There is a battle brewing in the halls of Congress and its not about illegal immigration.  This is about the massive debt and huge yearly deficits and how to balance the budget.

Ten years ago, then President George W. Bush signed into law the first of 2 bills passed under the parliamentary procedure called reconciliation that cut taxes for the majority of Americans.  Republicans couldn't get the necessary 60 votes for cloture so they used reconciliation to pass the bill, however because they used reconciliation, it meant that the taxes were only temporary and set to expire in a decade if not made permanent by a future Congress.  The first tax cuts were signed in 2001 and are set to expire at the end of this year, which just happens to be an election year and why there is a battle brewing.

Getting the deficit under control is going to be a topic that won't go away for many years in the United States.  No one wants to be another Greece, although that is a remote possibility in what is still a robust and powerful economy.  For his part, the President has appointed a bipartisan debt commission, waring Congress that everything will be on the table.  Although, it would have been a binding commission had Republicans and a few Democrats not blocked the formation of such a commission in the Senate.  But, that's old news.

For Republicans, the answer has been, and ever shall be, cutting taxes to spur growth with lots of military spending.  Except that in this case, the tax cuts being discussed actually caused the greatest portion of the structural deficit that the Federal government and the country face today.  The Bush tax cuts amounted to over $650 billion dollars that was never paid for and simply added to the deficit.  On top of that, President G.W. Bush and the Republican led Congress signed into law one of the largest expansions of Medicare in history with a new drug plan, all while lowering government revenues and adding the cost to the deficit as well.  There were those two wars that were just added to the deficit as well, but who's counting?
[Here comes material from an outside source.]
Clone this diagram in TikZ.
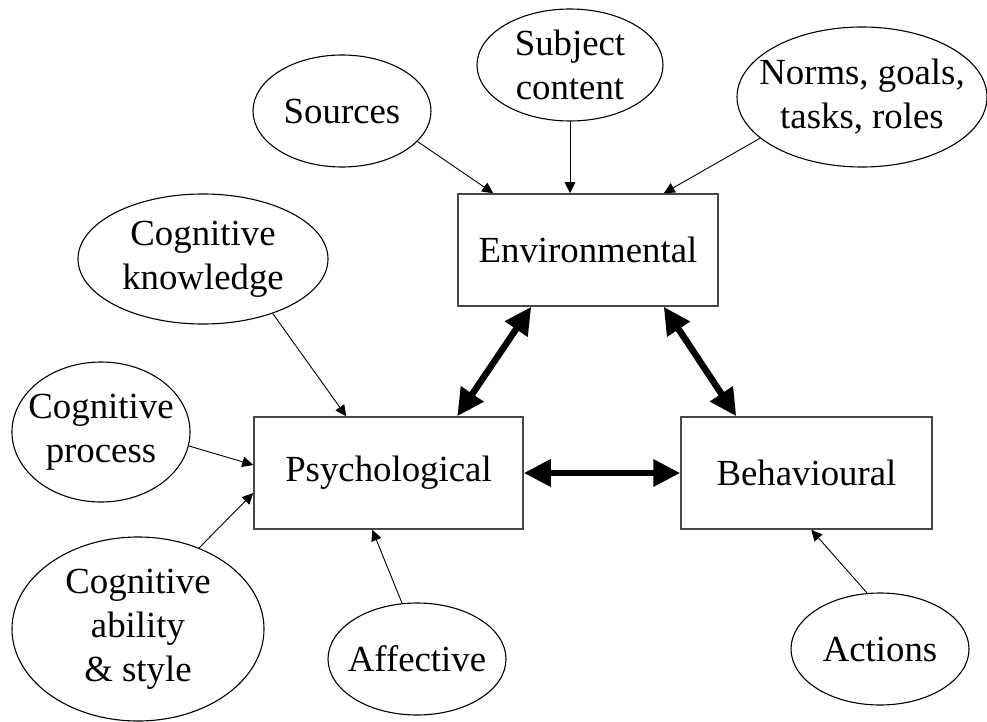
\documentclass[tikz,border=0pt]{standalone}
\usepackage{fontspec}
\setmainfont{Liberation Serif}
\usetikzlibrary{shapes.geometric,arrows.meta}
\begin{document}
\begin{tikzpicture}[x=1pt,y=-1pt,
  every node/.style={font=\fontsize{36.8}{44}\selectfont, align=center, inner sep=0pt},
  oval/.style={ellipse, draw, line width=1.1pt},
  box/.style={rectangle, draw=black!72, line width=1.5pt},
  thinarrow/.style={-{Triangle[length=11pt,width=10.5pt]}, line width=0.9pt},
  thickarrow/.style={{Triangle[length=27pt,width=26pt]}-{Triangle[length=27pt,width=26pt]}, line width=6.5pt}]
\useasboundingbox (0,0) rectangle (987,722);
% boxes
\node[box, minimum width=260pt, minimum height=112pt] (env) at (588,250) {Environmental};
\node[box, minimum width=269pt, minimum height=112pt] (psy) at (388.5,473) {Psychological};
\node[box, minimum width=251pt, minimum height=112pt] (beh) at (806.5,473) {Behavioural};
% ellipses (fixed size) and their texts
\node[oval, minimum width=178pt, minimum height=112pt] (src) at (342,111) {};
\node (srct) at (src) {Sources};
\node[oval, minimum width=186pt, minimum height=112pt] (subj) at (570,65) {};
\node (subjt) at (subj) {Subject\\content};
\node[oval, minimum width=250pt, minimum height=140pt] (norm) at (862,97) {};
\node (normt) at (norm) {Norms, goals,\\tasks, roles};
\node[oval, minimum width=250pt, minimum height=130pt] (know) at (203,259) {};
\node (knowt) at (know) {Cognitive\\knowledge};
\node[oval, minimum width=178pt, minimum height=140pt] (proc) at (101,432) {};
\node (proct) at (proc) {Cognitive\\process};
\node[oval, minimum width=252pt, minimum height=184pt] (abil) at (138,629) {};
\node (abilt) at (abil) {Cognitive\\ability\\\& style};
\node[oval, minimum width=178pt, minimum height=112pt] (aff) at (417,659) {};
\node (afft) at (aff) {Affective};
\node[oval, minimum width=178pt, minimum height=112pt] (act) at (880,649) {};
\node (actt) at (act) {Actions};
% thin arrows
\draw[thinarrow] (src.338) -- ([xshift=36pt]env.north west);
\draw[thinarrow] (subj.south) -- ([xshift=-18pt]env.north);
\draw[thinarrow] (norm.202.5) -- ([xshift=-55pt]env.north east);
\draw[thinarrow] (know.322.4) -- ([xshift=93pt]psy.north west);
\draw[thinarrow] (proc.351) -- ([yshift=8pt]psy.west);
\draw[thinarrow] (abil.53.5) -- ([yshift=-20pt]psy.west);
\draw[thinarrow] (aff.105) -- ([xshift=119pt]psy.south west);
\draw[thinarrow] (act.103) -- ([xshift=131pt]beh.south west);
% thick arrows
\draw[thickarrow] ([xshift=204pt]psy.north west) -- ([xshift=74pt]env.south west);
\draw[thickarrow] ([xshift=-55pt]env.south east) -- ([xshift=56pt]beh.north west);
\draw[thickarrow] (psy.east) -- (beh.west);
\end{tikzpicture}
\end{document}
On the political front, Republicans are painting the issue as Democrats raising taxes on small business, hurting job prospects.  In reality, Democrats are actually only interested in letting the tax cuts on the wealthiest 3% of Americans expire while continuing the tax cuts for the shrinking middle class.  The interesting thing is, that it appears that despite all of the cries from Republicans about Democratic spending on the stimulus package to stave off financial disaster, they themselves aren't actually interested in the deficit.  The way the GOP has decided to make this an election issue belies their past positions of overspending and cutting taxes, which we know now is a toxic mix.  Continuing to pay for tax breaks for the rich with borrowed money will not balance the budget at this point, especially for the richest Americans who have seen their fortunes rise while the middle class has been eroded.

To put a point on it, David Stockman who was a director of the Office of Management and Budget under President Ronald Regan had some harsh words for modern Republicans.  He began bluntly stating, "If there were such a thing as Chapter 11 for politicians, the Republican push to extend the unaffordable Bush tax cuts, would amount to a bankruptcy filing."  And it got worse from there.

He lays out what he calls the 'Four Deformations of the Apocalypse', and hammers Republicans for their blind faith in Friedman economics after seeing it bring about this latest economic collapse.  As an example Stockman asserts, " The second unhappy change in the American economy has been the extraordinary growth of our public debt. In 1970 it was just 40 percent of gross domestic product, or about $425 billion. When it reaches $18 trillion, it will be 40 times greater than in 1970. This debt explosion has resulted not from big spending by the Democrats, but instead the Republican Party's embrace, about three decades ago, of the insidious doctrine that deficits don't matter if they result from tax cuts."